Exercise aim —
Repeat the material below exactly, with no pictures.

Given data —
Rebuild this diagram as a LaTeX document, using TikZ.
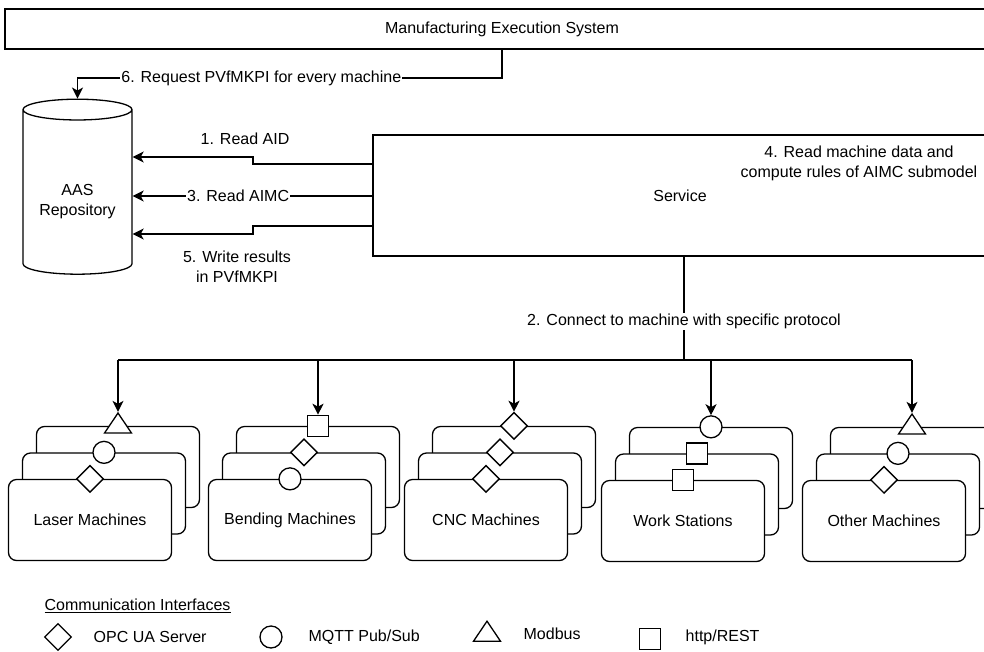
\documentclass[tikz,border=0pt]{standalone}
\usepackage{fontspec}
\setmainfont{Liberation Sans}
\usetikzlibrary{shapes.geometric,arrows.meta}

\tikzset{
  box/.style={draw, inner sep=0pt},
  card/.style={draw, fill=white, rounded corners=8pt, minimum width=163pt, minimum height=81pt, inner sep=0pt},
  dia/.style={draw, fill=white, diamond, minimum width=27pt, minimum height=27pt, inner sep=0pt},
  circ/.style={draw, fill=white, circle, minimum size=22pt, inner sep=0pt},
  sq/.style={draw, fill=white, rectangle, minimum size=21pt, inner sep=0pt},
  tri/.style={draw, fill=white, isosceles triangle, isosceles triangle apex angle=68, shape border rotate=90, minimum height=20pt, inner sep=0pt},
  lbl/.style={fill=white, inner sep=1pt},
  txt/.style={anchor=west, inner sep=0pt},
}

\begin{document}
\begin{tikzpicture}[x=1pt, y=-1pt, line width=1.3pt, font=\fontsize{16}{20}\selectfont,
    >={Stealth[length=11pt,width=11pt,inset=3pt]}]
  \useasboundingbox (0,0) rectangle (984,651);
  \clip (0,0) rectangle (984,651);

  % Systems
  \node[box, minimum width=994pt, minimum height=40pt] (mes) at (502,29) {Manufacturing Execution System};
  \node[box, minimum width=614pt, minimum height=121pt] (service) at (680,195.5) {Service};
  \node[align=center] (compute) at (859,163) {4. Read machine data and\\compute rules of AIMC submodel};
  \node[draw, cylinder, shape border rotate=90, aspect=0.25, minimum width=109pt, minimum height=175pt, align=center] (repo) at (77.5,194) {\phantom{AAS}\\\phantom{Repository}};
  \node[align=center] (repotxt) at (77.5,202) {AAS\\Repository};

  % Service <-> repository
  \draw[->] (service.west |- 0,164) -- (253,164) -- (253,157) -- (repo.east |- 0,157);
  \draw[->] (service.west |- 0,196) -- node[lbl, pos=0.56] {3. Read AIMC} (repo.east |- 0,196);
  \draw[->] (service.west |- 0,226) -- (253,226) -- (253,234) -- (repo.east |- 0,234);
  \node (readaid) at (245,139) {1. Read AID};
  \node[align=center] (write) at (237,267) {5. Write results\\in PVfMKPI};

  % MES -> repository
  \draw[->] (mes.south) -- (502,78) -- node[lbl, pos=0.567] {6. Request PVfMKPI for every machine} (repo.north |- 0,78) -- (repo.north);

  % Machine stacks
  \node[card] (laser3) at (118,467) {};
  \node[card] (laser2) at (104,493.5) {};
  \node[card] (laser1) at (90,520) {Laser Machines};
  \node[tri] (laser3if) at (laser3.north) {};
  \node[circ] (laser2if) at (laser2.north) {};
  \node[dia] (laser1if) at (laser1.north) {};

  \node[card] (bend3) at (318,467) {};
  \node[card] (bend2) at (304,493.5) {};
  \node[card] (bend1) at (290,520) {Bending Machines};
  \node[sq] (bend3if) at (bend3.north) {};
  \node[dia] (bend2if) at (bend2.north) {};
  \node[circ] (bend1if) at (bend1.north) {};

  \node[card] (cnc3) at (514,467) {};
  \node[card] (cnc2) at (500,493.5) {};
  \node[card] (cnc1) at (486,520) {CNC Machines};
  \node[dia] (cnc3if) at (cnc3.north) {};
  \node[dia] (cnc2if) at (cnc2.north) {};
  \node[dia] (cnc1if) at (cnc1.north) {};

  \node[card] (work3) at (711,468) {};
  \node[card] (work2) at (697,494.5) {};
  \node[card] (work1) at (683,521) {Work Stations};
  \node[circ] (work3if) at (work3.north) {};
  \node[sq] (work2if) at (work2.north) {};
  \node[sq] (work1if) at (work1.north) {};

  \node[card] (other3) at (912,468) {};
  \node[card] (other2) at (898,494.5) {};
  \node[card] (other1) at (884,521) {Other Machines};
  \node[tri] (other3if) at (other3.north) {};
  \node[circ] (other2if) at (other2.north) {};
  \node[dia] (other1if) at (other1.north) {};

  % Service -> machines
  \coordinate (bus) at (684,360);
  \draw (service.south -| bus) -- node[lbl, pos=0.625] {2. Connect to machine with specific protocol} (bus);
  \draw (bus -| laser3if) -- (bus -| other3if);
  \draw[->] (bus -| laser3if) -- (laser3if.north);
  \draw[->] (bus -| bend3if) -- (bend3if.north);
  \draw[->] (bus -| cnc3if) -- (cnc3if.north);
  \draw[->] (bus -| work3if) -- (work3if.north);
  \draw[->] (bus -| other3if) -- (other3if.north);

  % Legend
  \node[txt] (legend) at (44,606) {\underline{Communication Interfaces}};
  \node[dia] (opc) at (58,637) {};
  \node[txt] (opctxt) at (93,637) {OPC UA Server};
  \node[circ] (mqtt) at (271,637) {};
  \node[txt] (mqtttxt) at (308,637) {MQTT Pub/Sub};
  \node[tri] (modbus) at (487,634) {};
  \node[txt] (modbustxt) at (523,634) {Modbus};
  \node[sq] (http) at (650,639) {};
  \node[txt] (httptxt) at (685,637) {http/REST};
\end{tikzpicture}
\end{document}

The reply —
Rebuild this diagram as a LaTeX document, using TikZ.
\documentclass[tikz,border=0pt]{standalone}
\usepackage{fontspec}
\setmainfont{Liberation Sans}
\usetikzlibrary{shapes.geometric,arrows.meta}

\tikzset{
  box/.style={draw, inner sep=0pt},
  card/.style={draw, fill=white, rounded corners=8pt, minimum width=163pt, minimum height=81pt, inner sep=0pt},
  dia/.style={draw, fill=white, diamond, minimum width=27pt, minimum height=27pt, inner sep=0pt},
  circ/.style={draw, fill=white, circle, minimum size=22pt, inner sep=0pt},
  sq/.style={draw, fill=white, rectangle, minimum size=21pt, inner sep=0pt},
  tri/.style={draw, fill=white, isosceles triangle, isosceles triangle apex angle=68, shape border rotate=90, minimum height=20pt, inner sep=0pt},
  lbl/.style={fill=white, inner sep=1pt},
  txt/.style={anchor=west, inner sep=0pt},
}

\begin{document}
\begin{tikzpicture}[x=1pt, y=-1pt, line width=1.3pt, font=\fontsize{16}{20}\selectfont,
    >={Stealth[length=11pt,width=11pt,inset=3pt]}]
  \useasboundingbox (0,0) rectangle (984,651);
  \clip (0,0) rectangle (984,651);

  % Systems
  \node[box, minimum width=994pt, minimum height=40pt] (mes) at (502,29) {Manufacturing Execution System};
  \node[box, minimum width=614pt, minimum height=121pt] (service) at (680,195.5) {Service};
  \node[align=center] (compute) at (859,163) {4. Read machine data and\\compute rules of AIMC submodel};
  \node[draw, cylinder, shape border rotate=90, aspect=0.25, minimum width=109pt, minimum height=175pt, align=center] (repo) at (77.5,194) {\phantom{AAS}\\\phantom{Repository}};
  \node[align=center] (repotxt) at (77.5,202) {AAS\\Repository};

  % Service <-> repository
  \draw[->] (service.west |- 0,164) -- (253,164) -- (253,157) -- (repo.east |- 0,157);
  \draw[->] (service.west |- 0,196) -- node[lbl, pos=0.56] {3. Read AIMC} (repo.east |- 0,196);
  \draw[->] (service.west |- 0,226) -- (253,226) -- (253,234) -- (repo.east |- 0,234);
  \node (readaid) at (245,139) {1. Read AID};
  \node[align=center] (write) at (237,267) {5. Write results\\in PVfMKPI};

  % MES -> repository
  \draw[->] (mes.south) -- (502,78) -- node[lbl, pos=0.567] {6. Request PVfMKPI for every machine} (repo.north |- 0,78) -- (repo.north);

  % Machine stacks
  \node[card] (laser3) at (118,467) {};
  \node[card] (laser2) at (104,493.5) {};
  \node[card] (laser1) at (90,520) {Laser Machines};
  \node[tri] (laser3if) at (laser3.north) {};
  \node[circ] (laser2if) at (laser2.north) {};
  \node[dia] (laser1if) at (laser1.north) {};

  \node[card] (bend3) at (318,467) {};
  \node[card] (bend2) at (304,493.5) {};
  \node[card] (bend1) at (290,520) {Bending Machines};
  \node[sq] (bend3if) at (bend3.north) {};
  \node[dia] (bend2if) at (bend2.north) {};
  \node[circ] (bend1if) at (bend1.north) {};

  \node[card] (cnc3) at (514,467) {};
  \node[card] (cnc2) at (500,493.5) {};
  \node[card] (cnc1) at (486,520) {CNC Machines};
  \node[dia] (cnc3if) at (cnc3.north) {};
  \node[dia] (cnc2if) at (cnc2.north) {};
  \node[dia] (cnc1if) at (cnc1.north) {};

  \node[card] (work3) at (711,468) {};
  \node[card] (work2) at (697,494.5) {};
  \node[card] (work1) at (683,521) {Work Stations};
  \node[circ] (work3if) at (work3.north) {};
  \node[sq] (work2if) at (work2.north) {};
  \node[sq] (work1if) at (work1.north) {};

  \node[card] (other3) at (912,468) {};
  \node[card] (other2) at (898,494.5) {};
  \node[card] (other1) at (884,521) {Other Machines};
  \node[tri] (other3if) at (other3.north) {};
  \node[circ] (other2if) at (other2.north) {};
  \node[dia] (other1if) at (other1.north) {};

  % Service -> machines
  \coordinate (bus) at (684,360);
  \draw (service.south -| bus) -- node[lbl, pos=0.625] {2. Connect to machine with specific protocol} (bus);
  \draw (bus -| laser3if) -- (bus -| other3if);
  \draw[->] (bus -| laser3if) -- (laser3if.north);
  \draw[->] (bus -| bend3if) -- (bend3if.north);
  \draw[->] (bus -| cnc3if) -- (cnc3if.north);
  \draw[->] (bus -| work3if) -- (work3if.north);
  \draw[->] (bus -| other3if) -- (other3if.north);

  % Legend
  \node[txt] (legend) at (44,606) {\underline{Communication Interfaces}};
  \node[dia] (opc) at (58,637) {};
  \node[txt] (opctxt) at (93,637) {OPC UA Server};
  \node[circ] (mqtt) at (271,637) {};
  \node[txt] (mqtttxt) at (308,637) {MQTT Pub/Sub};
  \node[tri] (modbus) at (487,634) {};
  \node[txt] (modbustxt) at (523,634) {Modbus};
  \node[sq] (http) at (650,639) {};
  \node[txt] (httptxt) at (685,637) {http/REST};
\end{tikzpicture}
\end{document}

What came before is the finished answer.